Le Trio n° 38 en ré majeur (HobXV.24) pour piano, violon et violonelle. fait partie d'une série de trois dédiés à la pianiste Rebecca Schröter et composés à Londres par Joseph Haydn vraisemblablement vers 1794-5 (1). Dans cette série le trio n° 39 en sol majeur est particulièrement célèbre à cause de son rondo tzigane final. Le trio n° 40 en fa dièze mineur est aussi connu à cause de de son adagio qui est une version pour trio du mouvement lent de la symphonie n° 102. Le trio en ré majeur est particulièrement bref (un peu plus de douze minutes dans la version du trio van Swieten). On se demande comment Haydn peut produire tant de musique sublime dans un cadre aussi restreint.
Le premier mouvement Allegro débute avec un beau thème en deux parties séparées par un point d'orgue, la première dans le ton du morceau et la deuxième en mi mineur. On arrive à la dominante (la majeur), matérialisée par deux accords massifs des trois instruments, on attend un second thème mais, surprise, c'est le premier qui revient dans la tonalité inattendue de fa majeur. Le thème reviendra encore au moins deux fois et sera chaque fois accompagné d'admirables modulations. Le développement est entièrement bâti sur le thème principal. L'élaboration thématique ne fait pas appel au contrepoint mais utilise toutes les ressources de l'harmonie car ce thème va faire l'objet des modulations les plus hardies. Ce qui est miraculeux, à l'audition de ce merveilleux mouvement, c'est l'impression d'un jaillissement continu de mélodies alors que dans ce morceau tout procède du thème initial.
Le second mouvement Andante en ré mineur comporte deux parties comme beaucoup de mouvements lents de sonates de Haydn. C'est une sorte de marche lente au caractère épique. Lorsque le thème principal est repris dans la deuxième partie, l'effet produit est saisissant du fait de l'écriture; le violoncelle double la basse du piano et la main droite du pianiste double à l'octave le violon. La sonorité de ce passage est fascinante.

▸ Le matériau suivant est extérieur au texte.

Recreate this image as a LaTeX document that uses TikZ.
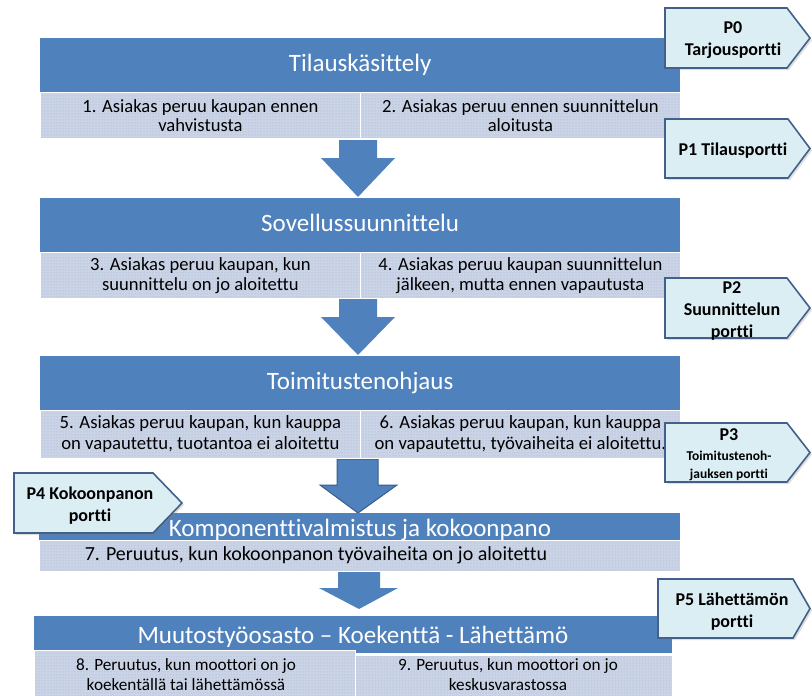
\documentclass[tikz,border=0pt]{standalone}
\usepackage{fontspec}
\setmainfont[Ligatures=NoCommon]{Carlito}
\usetikzlibrary{patterns,shadows}
\definecolor{barblue}{RGB}{79,129,189}
\definecolor{barline}{RGB}{56,93,138}
\definecolor{itemfill}{RGB}{203,212,230}
\definecolor{itemdot}{RGB}{160,176,206}
\definecolor{portfill}{RGB}{219,238,244}
\definecolor{portline}{RGB}{66,96,138}

\begin{document}
\begin{tikzpicture}[x=1pt,y=-1pt,
  bar/.style={fill=barblue, text=white, inner sep=0pt, anchor=north west,
    text height=18pt, text depth=6pt, font=\fontsize{25}{30}\selectfont},
  item/.style={preaction={fill=itemfill}, pattern=dots, pattern color=itemdot,
    draw=white, line width=0.8pt, inner sep=0pt, anchor=north west,
    align=center, text=black},
  itemtext/.style={inner sep=0pt, align=center, text=black},
  flow/.style={fill=barblue},
  gate/.style={fill=portfill, draw=portline, line width=1.6pt, line join=miter,
    drop shadow={shadow xshift=2pt, shadow yshift=-2pt, opacity=0.25}},
  gatetext/.style={font=\bfseries\fontsize{18}{22}\selectfont, align=center, inner sep=0pt}
]
\useasboundingbox (0,0) rectangle (812,696);

% --- block arrows between the stages ---
\path[flow] (339,140) -- (377,140) -- (377,158) -- (395,158) -- (358,197)
  -- (321,158) -- (339,158) -- cycle;
\path[flow] (339,298) -- (377,298) -- (377,317) -- (395,317) -- (358,355)
  -- (321,317) -- (339,317) -- cycle;
\path[flow, draw=barline, line width=1pt] (337,459) -- (378,459) -- (378,485)
  -- (397,485) -- (358,513) -- (320,485) -- (337,485) -- cycle;
\path[flow] (338,571) -- (380,571) -- (380,588) -- (398,588) -- (359,609)
  -- (319,588) -- (338,588) -- cycle;

% --- stage 1 ---
\node[bar, minimum width=640pt, minimum height=54pt] (s1) at (40,38) {Tilauskäsittely};
\begin{scope}[font=\fontsize{18.6}{19.5}\selectfont]
\node[item, minimum width=320pt, minimum height=46pt] (i1) at (40,92)
  {1. Asiakas peruu kaupan ennen\\vahvistusta};
\node[item, minimum width=320pt, minimum height=46pt] (i2) at (360,92)
  {2. Asiakas peruu ennen suunnittelun\\aloitusta};
\end{scope}

% --- stage 2 ---
\node[bar, minimum width=640pt, minimum height=54pt] (s2) at (40,198) {Sovellussuunnittelu};
\begin{scope}[font=\fontsize{18.6}{20}\selectfont]
\node[item, minimum width=320pt, minimum height=46pt] (i3) at (40,252)
  {3. Asiakas peruu kaupan, kun\\suunnittelu on jo aloitettu};
\node[item, minimum width=320pt, minimum height=46pt] (i4) at (360,252)
  {4. Asiakas peruu kaupan suunnittelun\\jälkeen, mutta ennen vapautusta};
\end{scope}

% --- stage 3 ---
\node[bar, minimum width=640pt, minimum height=54pt] (s3) at (40,356) {Toimitustenohjaus};
\begin{scope}[font=\fontsize{18.7}{21}\selectfont]
\node[item, minimum width=320pt, minimum height=48pt] (i5) at (40,410)
  {5. Asiakas peruu kaupan, kun kauppa\\on vapautettu, tuotantoa ei aloitettu};
\node[item, minimum width=320pt, minimum height=48pt] (i6) at (360,410)
  {6. Asiakas peruu kaupan, kun kauppa\\on vapautettu, työvaiheita ei aloitettu.};
\end{scope}

% --- stage 4 ---
\node[bar, minimum width=641pt, minimum height=27pt] (s4) at (39,513) {};
\node[inner sep=0pt, text=white, font=\fontsize{25}{30}\selectfont, anchor=base]
  (s4t) at (360,536) {Komponenttivalmistus ja kokoonpano};
\node[item, minimum width=641pt, minimum height=31pt] (i7) at (39,540) {};
\node[itemtext, font=\fontsize{20}{22}\selectfont, anchor=base] (t7) at (316,560)
  {7. Peruutus, kun kokoonpanon työvaiheita on jo aloitettu};

% --- stage 5 ---
\node[bar, minimum width=638pt, minimum height=37pt] (s5) at (34,616) {};
\node[inner sep=0pt, text=white, font=\fontsize{25}{30}\selectfont, anchor=base]
  (s5t) at (353,643) {Muutostyöosasto – Koekenttä - Lähettämö};
\node[item, minimum width=321pt, minimum height=47pt] (i8) at (34,650) {};
\node[item, minimum width=317pt, minimum height=42pt] (i9) at (355,655) {};
\node[itemtext, font=\fontsize{17.2}{20}\selectfont] (t8) at (186,675)
  {8. Peruutus, kun moottori on jo\\koekentällä tai lähettämössä};
\node[itemtext, font=\fontsize{17.2}{20}\selectfont] (t9) at (508,675)
  {9. Peruutus, kun moottori on jo\\keskusvarastossa};

% --- gates ---
\path[gate] (665,8) -- (787,8) -- (810,38) -- (787,68) -- (665,68) -- cycle;
\node[gatetext] (p0) at (733,40) {P0\\Tarjousportti};

\path[gate] (665,119) -- (788,119) -- (810,148.5) -- (788,178) -- (665,178) -- cycle;
\node[gatetext] (p1) at (733,151) {P1 Tilausportti};

\path[gate] (665,278) -- (787,278) -- (810,308) -- (787,338) -- (665,338) -- cycle;
\node[gatetext] (p2) at (732,311) {P2\\Suunnittelun\\portti};

\path[gate] (665,423) -- (787,423) -- (810,452.5) -- (787,482) -- (665,482) -- cycle;
\node[gatetext, font=\bfseries\fontsize{13.5}{18}\selectfont] (p3) at (729,455)
  {{\fontsize{18}{22}\selectfont P3}\\[2pt]Toimitustenoh-\\jauksen portti};

\path[gate] (14,473) -- (153,473) -- (182,503) -- (153,533) -- (14,533) -- cycle;
\node[gatetext] (p4) at (90,506) {P4 Kokoonpanon\\portti};

\path[gate] (658,579) -- (793,579) -- (810,608.5) -- (793,638) -- (658,638) -- cycle;
\node[gatetext] (p5) at (732,612) {P5 Lähettämön\\portti};
\end{tikzpicture}
\end{document}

L'Andante est enchainé au mouvement suivant Allegro ma dolce, un des plus extraordinaires parmi les finales des trios de Haydn. Ce dernier est basé sur un thème merveilleux traité selon un strict contrepoint à trois voix, mais un contrepoint flexueux essentiellement musical. Les lignes musicales se poursuivent, se croisent, se superposent. De savoureux chromatismes viennent corser l'harmonie. Un intermède central passionné et dramatique interrompt le flux mélodique du début mais ce dernier reprend et termine le trio pour notre plus grande délectation.
Ce trio possède un charme unique et personnellement je le place très haut dans ma liste de trios préférés.
(1) Marc Vignal, Joseph Haydn, Fayard, 1988.